## TASK OBJECTIVE
Exactly as written, write out the lines below from the first to the one containing "90, 105, 120];", inclusive. Pictures do not belong in the copy.
Begin DATA EXCERPT
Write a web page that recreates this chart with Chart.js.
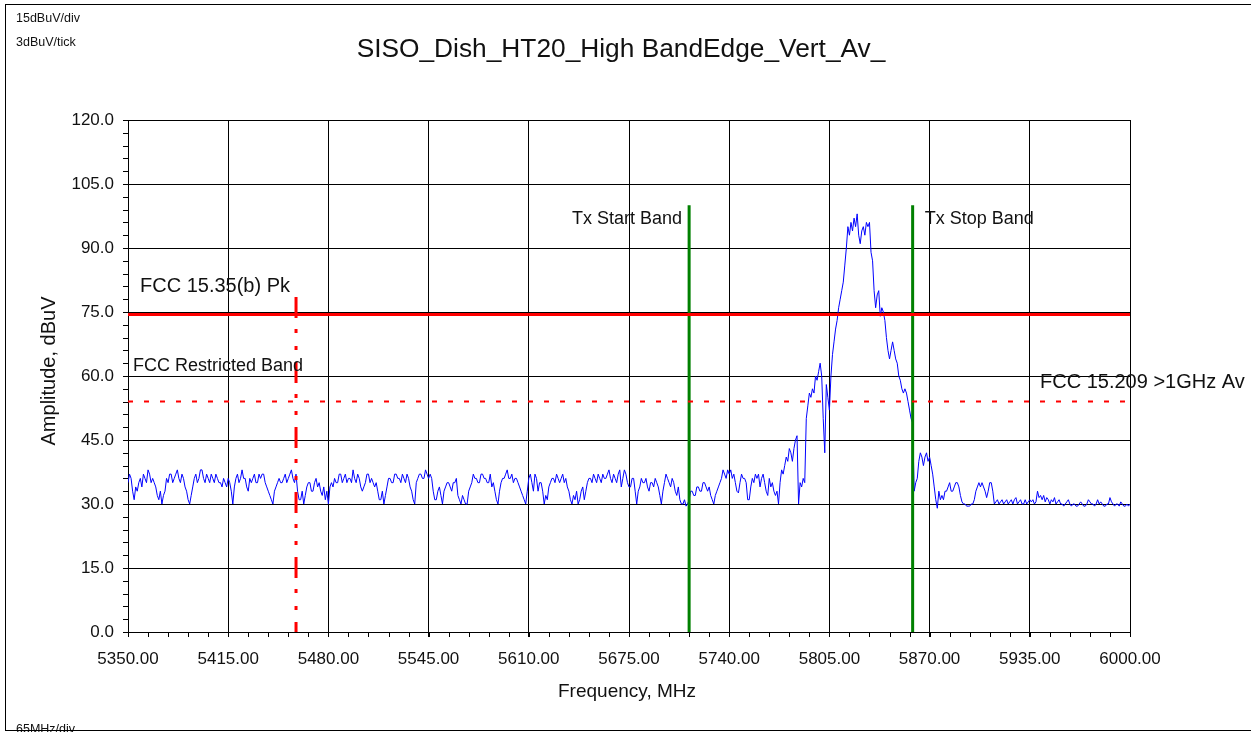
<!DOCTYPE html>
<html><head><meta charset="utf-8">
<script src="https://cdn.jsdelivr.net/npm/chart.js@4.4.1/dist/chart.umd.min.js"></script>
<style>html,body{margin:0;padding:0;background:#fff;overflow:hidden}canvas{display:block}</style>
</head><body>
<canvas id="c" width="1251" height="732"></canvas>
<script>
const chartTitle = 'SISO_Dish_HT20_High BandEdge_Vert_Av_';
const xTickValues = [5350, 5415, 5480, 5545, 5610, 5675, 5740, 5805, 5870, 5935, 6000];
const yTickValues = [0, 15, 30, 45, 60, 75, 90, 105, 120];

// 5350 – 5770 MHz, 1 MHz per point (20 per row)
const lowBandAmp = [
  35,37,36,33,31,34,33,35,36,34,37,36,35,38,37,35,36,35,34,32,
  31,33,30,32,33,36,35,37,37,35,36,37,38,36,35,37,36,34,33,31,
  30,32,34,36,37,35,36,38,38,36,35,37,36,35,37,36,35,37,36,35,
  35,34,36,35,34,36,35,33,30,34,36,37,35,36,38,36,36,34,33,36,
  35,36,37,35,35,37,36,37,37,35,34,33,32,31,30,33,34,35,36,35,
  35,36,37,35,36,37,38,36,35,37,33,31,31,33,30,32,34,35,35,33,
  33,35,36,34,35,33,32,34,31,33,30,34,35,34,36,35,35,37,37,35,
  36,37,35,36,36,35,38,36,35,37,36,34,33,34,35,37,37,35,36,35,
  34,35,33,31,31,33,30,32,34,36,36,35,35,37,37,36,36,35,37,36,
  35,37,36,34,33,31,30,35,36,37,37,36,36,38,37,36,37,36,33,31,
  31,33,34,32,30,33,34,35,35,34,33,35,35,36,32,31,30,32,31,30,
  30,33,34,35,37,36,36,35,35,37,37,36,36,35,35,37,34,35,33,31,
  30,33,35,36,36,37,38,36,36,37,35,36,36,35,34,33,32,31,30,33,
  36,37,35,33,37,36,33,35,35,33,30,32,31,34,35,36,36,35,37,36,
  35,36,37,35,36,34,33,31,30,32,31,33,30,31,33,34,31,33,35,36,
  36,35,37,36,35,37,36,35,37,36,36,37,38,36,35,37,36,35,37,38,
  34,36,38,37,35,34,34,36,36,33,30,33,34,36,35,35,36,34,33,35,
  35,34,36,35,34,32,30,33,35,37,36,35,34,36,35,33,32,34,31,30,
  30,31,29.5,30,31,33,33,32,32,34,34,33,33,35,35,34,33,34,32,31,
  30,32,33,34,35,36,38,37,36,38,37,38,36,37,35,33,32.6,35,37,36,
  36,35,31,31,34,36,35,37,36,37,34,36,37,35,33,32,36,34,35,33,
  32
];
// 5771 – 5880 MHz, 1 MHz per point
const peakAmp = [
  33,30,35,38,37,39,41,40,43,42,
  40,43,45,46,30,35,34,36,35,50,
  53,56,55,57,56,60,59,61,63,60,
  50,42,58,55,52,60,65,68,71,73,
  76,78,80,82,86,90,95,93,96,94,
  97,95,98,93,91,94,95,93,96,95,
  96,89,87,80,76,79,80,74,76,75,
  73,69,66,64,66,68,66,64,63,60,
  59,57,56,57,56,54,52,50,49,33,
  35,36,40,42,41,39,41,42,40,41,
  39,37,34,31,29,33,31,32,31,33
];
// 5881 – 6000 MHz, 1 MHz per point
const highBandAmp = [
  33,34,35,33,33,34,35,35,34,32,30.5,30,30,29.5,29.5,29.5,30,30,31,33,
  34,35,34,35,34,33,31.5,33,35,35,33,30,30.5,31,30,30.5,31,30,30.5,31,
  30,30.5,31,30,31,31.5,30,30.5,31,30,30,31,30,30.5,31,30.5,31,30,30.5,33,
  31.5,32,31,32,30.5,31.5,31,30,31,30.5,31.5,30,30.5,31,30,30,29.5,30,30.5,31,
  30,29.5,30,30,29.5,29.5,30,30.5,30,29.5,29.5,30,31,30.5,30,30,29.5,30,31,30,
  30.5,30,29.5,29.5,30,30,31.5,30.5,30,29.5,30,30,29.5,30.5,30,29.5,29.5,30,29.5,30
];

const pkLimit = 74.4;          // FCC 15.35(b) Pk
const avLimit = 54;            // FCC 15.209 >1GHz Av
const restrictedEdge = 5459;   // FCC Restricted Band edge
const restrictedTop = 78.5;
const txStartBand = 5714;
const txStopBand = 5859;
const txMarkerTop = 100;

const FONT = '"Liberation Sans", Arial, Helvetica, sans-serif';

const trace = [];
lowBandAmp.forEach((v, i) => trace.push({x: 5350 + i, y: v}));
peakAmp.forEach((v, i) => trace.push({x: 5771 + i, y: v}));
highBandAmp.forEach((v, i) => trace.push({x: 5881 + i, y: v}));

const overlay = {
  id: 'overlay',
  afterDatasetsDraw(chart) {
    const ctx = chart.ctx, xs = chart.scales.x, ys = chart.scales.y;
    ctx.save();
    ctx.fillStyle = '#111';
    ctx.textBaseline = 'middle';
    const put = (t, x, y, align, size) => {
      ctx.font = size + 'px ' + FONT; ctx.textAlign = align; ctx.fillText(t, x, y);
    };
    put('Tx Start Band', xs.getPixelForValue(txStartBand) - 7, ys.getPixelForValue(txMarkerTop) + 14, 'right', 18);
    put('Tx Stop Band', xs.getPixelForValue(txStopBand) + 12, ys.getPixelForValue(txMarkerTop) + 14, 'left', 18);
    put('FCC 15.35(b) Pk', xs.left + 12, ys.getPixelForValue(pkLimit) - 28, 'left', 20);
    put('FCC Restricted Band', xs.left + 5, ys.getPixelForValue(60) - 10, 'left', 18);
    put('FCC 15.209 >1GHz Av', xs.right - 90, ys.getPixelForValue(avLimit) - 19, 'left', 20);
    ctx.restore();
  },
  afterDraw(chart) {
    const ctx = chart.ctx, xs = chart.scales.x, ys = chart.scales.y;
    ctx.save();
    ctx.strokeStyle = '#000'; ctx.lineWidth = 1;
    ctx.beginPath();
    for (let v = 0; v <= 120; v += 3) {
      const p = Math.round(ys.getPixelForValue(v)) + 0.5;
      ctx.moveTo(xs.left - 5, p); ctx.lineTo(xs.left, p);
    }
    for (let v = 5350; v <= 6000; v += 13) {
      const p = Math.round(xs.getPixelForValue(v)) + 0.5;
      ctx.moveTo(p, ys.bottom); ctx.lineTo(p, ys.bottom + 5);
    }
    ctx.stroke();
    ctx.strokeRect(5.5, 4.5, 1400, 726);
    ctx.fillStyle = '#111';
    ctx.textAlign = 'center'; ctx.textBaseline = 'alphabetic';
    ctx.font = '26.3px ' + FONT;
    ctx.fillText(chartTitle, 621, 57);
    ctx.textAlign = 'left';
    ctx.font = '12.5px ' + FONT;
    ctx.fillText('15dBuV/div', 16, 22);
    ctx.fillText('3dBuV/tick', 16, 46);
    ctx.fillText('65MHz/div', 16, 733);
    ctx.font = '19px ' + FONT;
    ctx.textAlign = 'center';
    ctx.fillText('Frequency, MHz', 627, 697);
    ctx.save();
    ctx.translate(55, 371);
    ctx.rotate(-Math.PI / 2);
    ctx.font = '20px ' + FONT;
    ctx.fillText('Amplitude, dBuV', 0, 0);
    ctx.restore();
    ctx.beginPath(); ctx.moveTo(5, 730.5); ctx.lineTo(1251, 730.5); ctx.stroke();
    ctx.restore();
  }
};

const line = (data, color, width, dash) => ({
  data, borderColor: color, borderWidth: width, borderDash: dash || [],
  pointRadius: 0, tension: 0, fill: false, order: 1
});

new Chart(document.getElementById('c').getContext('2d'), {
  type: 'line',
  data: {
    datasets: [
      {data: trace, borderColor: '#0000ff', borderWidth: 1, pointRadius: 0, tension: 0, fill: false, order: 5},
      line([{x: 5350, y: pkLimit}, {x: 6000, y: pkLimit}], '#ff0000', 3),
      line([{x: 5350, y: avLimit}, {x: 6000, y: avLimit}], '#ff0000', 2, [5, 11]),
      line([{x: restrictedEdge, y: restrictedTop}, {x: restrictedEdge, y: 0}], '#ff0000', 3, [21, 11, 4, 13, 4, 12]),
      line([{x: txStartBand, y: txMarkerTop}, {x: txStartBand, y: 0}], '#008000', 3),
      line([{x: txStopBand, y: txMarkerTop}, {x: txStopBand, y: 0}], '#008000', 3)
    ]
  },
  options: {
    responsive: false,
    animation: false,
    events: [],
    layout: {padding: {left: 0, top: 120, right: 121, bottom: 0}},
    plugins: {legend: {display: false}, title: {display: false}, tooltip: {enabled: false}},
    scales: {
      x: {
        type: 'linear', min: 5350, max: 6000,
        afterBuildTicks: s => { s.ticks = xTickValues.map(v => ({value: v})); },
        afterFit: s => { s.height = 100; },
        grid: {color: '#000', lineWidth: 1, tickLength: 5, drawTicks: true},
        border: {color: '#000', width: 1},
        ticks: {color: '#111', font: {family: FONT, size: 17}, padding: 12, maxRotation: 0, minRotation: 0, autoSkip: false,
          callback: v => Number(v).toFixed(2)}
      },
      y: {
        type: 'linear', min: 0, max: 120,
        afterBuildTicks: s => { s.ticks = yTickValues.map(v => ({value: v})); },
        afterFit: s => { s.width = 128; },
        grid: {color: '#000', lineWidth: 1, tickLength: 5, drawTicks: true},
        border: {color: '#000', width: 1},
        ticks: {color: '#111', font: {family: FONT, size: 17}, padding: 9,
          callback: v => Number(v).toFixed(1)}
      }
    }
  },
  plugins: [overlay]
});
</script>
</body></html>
End DATA EXCERPT
## ANSWER TO THE EXERCISE
Write a web page that recreates this chart with Chart.js.
<!DOCTYPE html>
<html><head><meta charset="utf-8">
<script src="https://cdn.jsdelivr.net/npm/chart.js@4.4.1/dist/chart.umd.min.js"></script>
<style>html,body{margin:0;padding:0;background:#fff;overflow:hidden}canvas{display:block}</style>
</head><body>
<canvas id="c" width="1251" height="732"></canvas>
<script>
const chartTitle = 'SISO_Dish_HT20_High BandEdge_Vert_Av_';
const xTickValues = [5350, 5415, 5480, 5545, 5610, 5675, 5740, 5805, 5870, 5935, 6000];
const yTickValues = [0, 15, 30, 45, 60, 75, 90, 105, 120];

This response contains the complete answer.